__Exercise requirements__.
Output the material exactly, but drop every image it holds.

__Source material__.
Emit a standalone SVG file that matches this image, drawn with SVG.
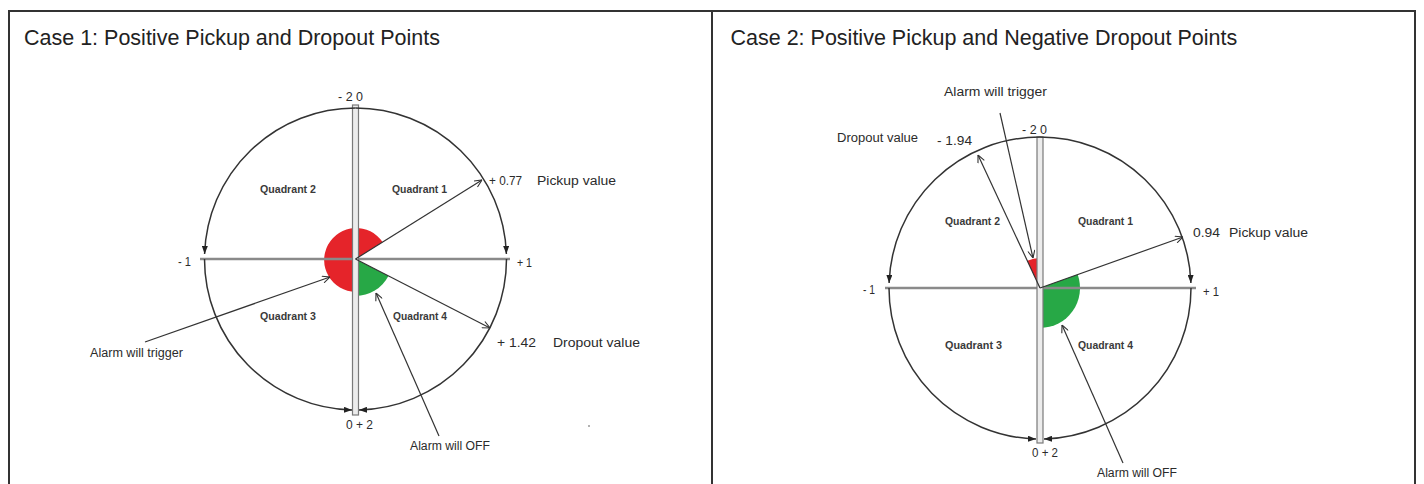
<svg xmlns="http://www.w3.org/2000/svg" width="1424" height="484" viewBox="0 0 1424 484">
<style>
.title{font-family:"Liberation Sans",Arial,sans-serif;font-size:21.5px;fill:#222}
.lbl{font-family:"Liberation Sans",Arial,sans-serif;font-size:12px;fill:#2b2b2b}
.big{font-size:13px}
.quad{font-family:"Liberation Sans",Arial,sans-serif;font-size:10.5px;font-weight:bold;fill:#3a3a3a}
.arc{fill:none;stroke:#333;stroke-width:1.5;marker-end:url(#solid)}
.ptr{fill:none;stroke:#333;stroke-width:1.2;marker-end:url(#open)}
.hline{stroke:#8a8a8a;stroke-width:2.4}
.bar{fill:#ececec;stroke:#7a7a7a;stroke-width:1.2}
.red{fill:#e5242a}
.green{fill:#27a846}
</style>
<defs>
<marker id="solid" viewBox="0 0 8 6" refX="8" refY="3" markerWidth="8" markerHeight="6" markerUnits="userSpaceOnUse" orient="auto"><path d="M0,0 L8,3 L0,6 Z" fill="#222"/></marker>
<marker id="open" viewBox="0 0 8 8" refX="8" refY="4" markerWidth="8" markerHeight="8" markerUnits="userSpaceOnUse" orient="auto"><path d="M0.5,0.5 L8,4 L0.5,7.5" fill="none" stroke="#333" stroke-width="1.1"/></marker>
</defs>
<rect x="0" y="0" width="1424" height="484" fill="#fff"/>
<g id="frame">
<rect x="9" y="11" width="1406" height="490" fill="#fff" stroke="#333" stroke-width="2"/>
<line x1="712" y1="11" x2="712" y2="484" stroke="#333" stroke-width="2"/>
</g>
<g id="panel1-title"><text class="title" x="24" y="45">Case 1: Positive Pickup and Dropout Points</text></g>
<g id="panel2-title"><text class="title" x="730.5" y="45">Case 2: Positive Pickup and Negative Dropout Points</text></g>

<!-- Panel 1 -->
<g id="p1-sectors">
<path class="red" d="M355.5,259 L382.6,242 A32,32 0 1 0 355.5,292 Z"/>
<path class="green" d="M355.5,259 L355.5,296 A37,37 0 0 0 388.4,276 Z"/>
</g>
<g id="p1-axes">
<line class="hline" x1="200" y1="259" x2="510" y2="259"/>
<rect class="bar" x="352.5" y="105" width="6" height="310"/>
</g>
<g id="p1-dot"><circle cx="589" cy="426" r="1" fill="#999"/></g>
<g id="p1-labels">
<text class="lbl" x="338" y="100.5" textLength="25" lengthAdjust="spacingAndGlyphs">- 2 0</text>
<text class="lbl" x="178" y="266" textLength="13" lengthAdjust="spacingAndGlyphs">- 1</text>
<text class="lbl" x="517" y="267" textLength="15" lengthAdjust="spacingAndGlyphs">+ 1</text>
<text class="lbl" x="346" y="429" textLength="27" lengthAdjust="spacingAndGlyphs">0 + 2</text>
<text class="lbl" x="489" y="184.5" textLength="33" lengthAdjust="spacingAndGlyphs">+ 0.77</text>
<text class="lbl" x="537" y="184.5" textLength="79" lengthAdjust="spacingAndGlyphs">Pickup value</text>
<text class="lbl big" x="497" y="347" textLength="39" lengthAdjust="spacingAndGlyphs">+ 1.42</text>
<text class="lbl" x="553" y="347" textLength="87" lengthAdjust="spacingAndGlyphs">Dropout value</text>
<text class="lbl" x="90" y="357" textLength="93" lengthAdjust="spacingAndGlyphs">Alarm will trigger</text>
<text class="lbl" x="410" y="450" textLength="80" lengthAdjust="spacingAndGlyphs">Alarm will OFF</text>
</g>
<g id="p1-q1"><text class="quad" x="392" y="192.5" textLength="55" lengthAdjust="spacingAndGlyphs">Quadrant 1</text></g>
<g id="p1-q2"><text class="quad" x="260" y="192.5" textLength="56" lengthAdjust="spacingAndGlyphs">Quadrant 2</text></g>
<g id="p1-q3"><text class="quad" x="260" y="319.5" textLength="56" lengthAdjust="spacingAndGlyphs">Quadrant 3</text></g>
<g id="p1-q4"><text class="quad" x="393" y="319.5" textLength="54" lengthAdjust="spacingAndGlyphs">Quadrant 4</text></g>

<!-- Panel 2 -->
<g id="p2-sectors">
<path class="red" d="M1040,288 L1040,258 A30,30 0 0 0 1027.3,260.8 Z"/>
<path class="green" d="M1040,288 L1077.7,274.6 A40,40 0 0 1 1040,328 Z"/>
</g>
<g id="p2-axes">
<line class="hline" x1="885" y1="288" x2="1196" y2="288"/>
<rect class="bar" x="1037" y="137" width="6" height="306"/>
</g>
<g id="p2-labels">
<text class="lbl" x="944" y="96" textLength="103" lengthAdjust="spacingAndGlyphs">Alarm will trigger</text>
<text class="lbl" x="837" y="142" textLength="81" lengthAdjust="spacingAndGlyphs">Dropout value</text>
<text class="lbl big" x="937" y="145" textLength="35" lengthAdjust="spacingAndGlyphs">- 1.94</text>
<text class="lbl" x="1022" y="134" textLength="25" lengthAdjust="spacingAndGlyphs">- 2 0</text>
<text class="lbl" x="863" y="294" textLength="12" lengthAdjust="spacingAndGlyphs">- 1</text>
<text class="lbl" x="1203" y="296" textLength="16" lengthAdjust="spacingAndGlyphs">+ 1</text>
<text class="lbl" x="1032" y="457" textLength="26" lengthAdjust="spacingAndGlyphs">0 + 2</text>
<text class="lbl" x="1097" y="477" textLength="80" lengthAdjust="spacingAndGlyphs">Alarm will OFF</text>
<text class="lbl big" x="1193" y="236.5" textLength="27" lengthAdjust="spacingAndGlyphs">0.94</text>
<text class="lbl" x="1229" y="236.5" textLength="79" lengthAdjust="spacingAndGlyphs">Pickup value</text>
</g>
<g id="p2-q1"><text class="quad" x="1078" y="224.5" textLength="55" lengthAdjust="spacingAndGlyphs">Quadrant 1</text></g>
<g id="p2-q2"><text class="quad" x="945" y="224.5" textLength="55" lengthAdjust="spacingAndGlyphs">Quadrant 2</text></g>
<g id="p2-q3"><text class="quad" x="945" y="348.5" textLength="57" lengthAdjust="spacingAndGlyphs">Quadrant 3</text></g>
<g id="p2-q4"><text class="quad" x="1078" y="348.5" textLength="55" lengthAdjust="spacingAndGlyphs">Quadrant 4</text></g>

<g id="connectors">
<path class="arc" d="M355.5,108 A151,151 0 0 1 506.4,254"/>
<path class="arc" d="M355.5,108 A151,151 0 0 0 204.6,254"/>
<path class="arc" d="M506.5,259 A151,151 0 0 1 359,409.96"/>
<path class="arc" d="M204.5,259 A151,151 0 0 0 352,409.96"/>
<line class="ptr" x1="355.5" y1="259" x2="482" y2="180"/>
<line class="ptr" x1="355.5" y1="259" x2="490" y2="328"/>
<line class="ptr" x1="145" y1="342" x2="330" y2="277"/>
<line class="ptr" x1="439" y1="436" x2="376" y2="293"/>

<path class="arc" d="M1040,137 A151,151 0 0 1 1190.9,283"/>
<path class="arc" d="M1040,137 A151,151 0 0 0 889.1,283"/>
<path class="arc" d="M1191,288 A151,151 0 0 1 1044,438.95"/>
<path class="arc" d="M889,288 A151,151 0 0 0 1036,438.95"/>
<line class="ptr" x1="1040" y1="288" x2="1183" y2="237"/>
<line class="ptr" x1="1040" y1="288" x2="978" y2="155"/>
<line class="ptr" x1="1000" y1="113" x2="1033" y2="258"/>
<line class="ptr" x1="1123" y1="463" x2="1062" y2="325"/>
</g>
</svg>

__Output of the exercise__.
Emit a standalone SVG file that matches this image, drawn with SVG.
<svg xmlns="http://www.w3.org/2000/svg" width="1424" height="484" viewBox="0 0 1424 484">
<style>
.title{font-family:"Liberation Sans",Arial,sans-serif;font-size:21.5px;fill:#222}
.lbl{font-family:"Liberation Sans",Arial,sans-serif;font-size:12px;fill:#2b2b2b}
.big{font-size:13px}
.quad{font-family:"Liberation Sans",Arial,sans-serif;font-size:10.5px;font-weight:bold;fill:#3a3a3a}
.arc{fill:none;stroke:#333;stroke-width:1.5;marker-end:url(#solid)}
.ptr{fill:none;stroke:#333;stroke-width:1.2;marker-end:url(#open)}
.hline{stroke:#8a8a8a;stroke-width:2.4}
.bar{fill:#ececec;stroke:#7a7a7a;stroke-width:1.2}
.red{fill:#e5242a}
.green{fill:#27a846}
</style>
<defs>
<marker id="solid" viewBox="0 0 8 6" refX="8" refY="3" markerWidth="8" markerHeight="6" markerUnits="userSpaceOnUse" orient="auto"><path d="M0,0 L8,3 L0,6 Z" fill="#222"/></marker>
<marker id="open" viewBox="0 0 8 8" refX="8" refY="4" markerWidth="8" markerHeight="8" markerUnits="userSpaceOnUse" orient="auto"><path d="M0.5,0.5 L8,4 L0.5,7.5" fill="none" stroke="#333" stroke-width="1.1"/></marker>
</defs>
<rect x="0" y="0" width="1424" height="484" fill="#fff"/>
<g id="frame">
<rect x="9" y="11" width="1406" height="490" fill="#fff" stroke="#333" stroke-width="2"/>
<line x1="712" y1="11" x2="712" y2="484" stroke="#333" stroke-width="2"/>
</g>
<g id="panel1-title"><text class="title" x="24" y="45">Case 1: Positive Pickup and Dropout Points</text></g>
<g id="panel2-title"><text class="title" x="730.5" y="45">Case 2: Positive Pickup and Negative Dropout Points</text></g>

<!-- Panel 1 -->
<g id="p1-sectors">
<path class="red" d="M355.5,259 L382.6,242 A32,32 0 1 0 355.5,292 Z"/>
<path class="green" d="M355.5,259 L355.5,296 A37,37 0 0 0 388.4,276 Z"/>
</g>
<g id="p1-axes">
<line class="hline" x1="200" y1="259" x2="510" y2="259"/>
<rect class="bar" x="352.5" y="105" width="6" height="310"/>
</g>
<g id="p1-dot"><circle cx="589" cy="426" r="1" fill="#999"/></g>
<g id="p1-labels">
<text class="lbl" x="338" y="100.5" textLength="25" lengthAdjust="spacingAndGlyphs">- 2 0</text>
<text class="lbl" x="178" y="266" textLength="13" lengthAdjust="spacingAndGlyphs">- 1</text>
<text class="lbl" x="517" y="267" textLength="15" lengthAdjust="spacingAndGlyphs">+ 1</text>
<text class="lbl" x="346" y="429" textLength="27" lengthAdjust="spacingAndGlyphs">0 + 2</text>
<text class="lbl" x="489" y="184.5" textLength="33" lengthAdjust="spacingAndGlyphs">+ 0.77</text>
<text class="lbl" x="537" y="184.5" textLength="79" lengthAdjust="spacingAndGlyphs">Pickup value</text>
<text class="lbl big" x="497" y="347" textLength="39" lengthAdjust="spacingAndGlyphs">+ 1.42</text>
<text class="lbl" x="553" y="347" textLength="87" lengthAdjust="spacingAndGlyphs">Dropout value</text>
<text class="lbl" x="90" y="357" textLength="93" lengthAdjust="spacingAndGlyphs">Alarm will trigger</text>
<text class="lbl" x="410" y="450" textLength="80" lengthAdjust="spacingAndGlyphs">Alarm will OFF</text>
</g>
<g id="p1-q1"><text class="quad" x="392" y="192.5" textLength="55" lengthAdjust="spacingAndGlyphs">Quadrant 1</text></g>
<g id="p1-q2"><text class="quad" x="260" y="192.5" textLength="56" lengthAdjust="spacingAndGlyphs">Quadrant 2</text></g>
<g id="p1-q3"><text class="quad" x="260" y="319.5" textLength="56" lengthAdjust="spacingAndGlyphs">Quadrant 3</text></g>
<g id="p1-q4"><text class="quad" x="393" y="319.5" textLength="54" lengthAdjust="spacingAndGlyphs">Quadrant 4</text></g>

<!-- Panel 2 -->
<g id="p2-sectors">
<path class="red" d="M1040,288 L1040,258 A30,30 0 0 0 1027.3,260.8 Z"/>
<path class="green" d="M1040,288 L1077.7,274.6 A40,40 0 0 1 1040,328 Z"/>
</g>
<g id="p2-axes">
<line class="hline" x1="885" y1="288" x2="1196" y2="288"/>
<rect class="bar" x="1037" y="137" width="6" height="306"/>
</g>
<g id="p2-labels">
<text class="lbl" x="944" y="96" textLength="103" lengthAdjust="spacingAndGlyphs">Alarm will trigger</text>
<text class="lbl" x="837" y="142" textLength="81" lengthAdjust="spacingAndGlyphs">Dropout value</text>
<text class="lbl big" x="937" y="145" textLength="35" lengthAdjust="spacingAndGlyphs">- 1.94</text>
<text class="lbl" x="1022" y="134" textLength="25" lengthAdjust="spacingAndGlyphs">- 2 0</text>
<text class="lbl" x="863" y="294" textLength="12" lengthAdjust="spacingAndGlyphs">- 1</text>
<text class="lbl" x="1203" y="296" textLength="16" lengthAdjust="spacingAndGlyphs">+ 1</text>
<text class="lbl" x="1032" y="457" textLength="26" lengthAdjust="spacingAndGlyphs">0 + 2</text>
<text class="lbl" x="1097" y="477" textLength="80" lengthAdjust="spacingAndGlyphs">Alarm will OFF</text>
<text class="lbl big" x="1193" y="236.5" textLength="27" lengthAdjust="spacingAndGlyphs">0.94</text>
<text class="lbl" x="1229" y="236.5" textLength="79" lengthAdjust="spacingAndGlyphs">Pickup value</text>
</g>
<g id="p2-q1"><text class="quad" x="1078" y="224.5" textLength="55" lengthAdjust="spacingAndGlyphs">Quadrant 1</text></g>
<g id="p2-q2"><text class="quad" x="945" y="224.5" textLength="55" lengthAdjust="spacingAndGlyphs">Quadrant 2</text></g>
<g id="p2-q3"><text class="quad" x="945" y="348.5" textLength="57" lengthAdjust="spacingAndGlyphs">Quadrant 3</text></g>
<g id="p2-q4"><text class="quad" x="1078" y="348.5" textLength="55" lengthAdjust="spacingAndGlyphs">Quadrant 4</text></g>

<g id="connectors">
<path class="arc" d="M355.5,108 A151,151 0 0 1 506.4,254"/>
<path class="arc" d="M355.5,108 A151,151 0 0 0 204.6,254"/>
<path class="arc" d="M506.5,259 A151,151 0 0 1 359,409.96"/>
<path class="arc" d="M204.5,259 A151,151 0 0 0 352,409.96"/>
<line class="ptr" x1="355.5" y1="259" x2="482" y2="180"/>
<line class="ptr" x1="355.5" y1="259" x2="490" y2="328"/>
<line class="ptr" x1="145" y1="342" x2="330" y2="277"/>
<line class="ptr" x1="439" y1="436" x2="376" y2="293"/>

<path class="arc" d="M1040,137 A151,151 0 0 1 1190.9,283"/>
<path class="arc" d="M1040,137 A151,151 0 0 0 889.1,283"/>
<path class="arc" d="M1191,288 A151,151 0 0 1 1044,438.95"/>
<path class="arc" d="M889,288 A151,151 0 0 0 1036,438.95"/>
<line class="ptr" x1="1040" y1="288" x2="1183" y2="237"/>
<line class="ptr" x1="1040" y1="288" x2="978" y2="155"/>
<line class="ptr" x1="1000" y1="113" x2="1033" y2="258"/>
<line class="ptr" x1="1123" y1="463" x2="1062" y2="325"/>
</g>
</svg>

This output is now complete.